Coffee maker House of Quality
A QFD House of Quality where the engine computes the technical-importance row (45 / 39 / 51) — the ranked answer to which engineering characteristic moves the most customer value — plus the diamond-cell roof that flags trade-offs between characteristics.
For the product engineer translating customer needs into specs
What this shows
The House of Quality — the core matrix of Akao's Quality Function Deployment — translates what customers want into the engineering characteristics that deliver it. Customer requirements (WHATs) are the rows, each with an importance weight; engineering characteristics (HOWs) are the columns; the body cells record how strongly each HOW serves each WHAT on the 9 / 3 / 1 strong-medium-weak scale.
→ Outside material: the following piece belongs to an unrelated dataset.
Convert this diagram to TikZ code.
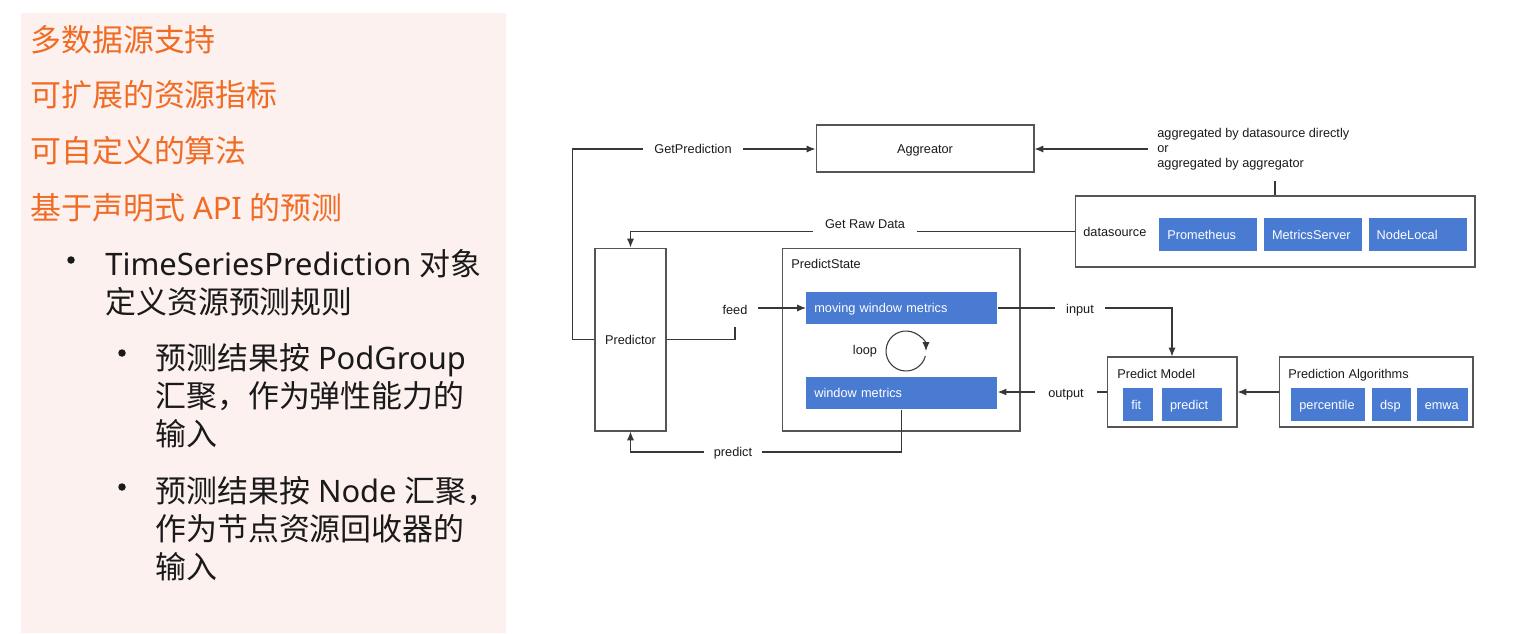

The differentiator is the computed row at the foot of the house: each column's technical importance is the sum of weight × strength down that column, here 45 / 39 / 51 — so Insulation (51) is the highest-leverage characteristic to invest in and Heater watts (39) the lowest. (Add normalize: true to read these as 33% / 29% / 38% instead.) Above the columns, the roof is a half-matrix of diamond cells recording HOW-to-HOW correlations: roof (0,1): -- flags that lowering Fan RPM while raising Heater watts is a trade-off, while roof (1,2): + flags that Heater watts and Insulation reinforce each other.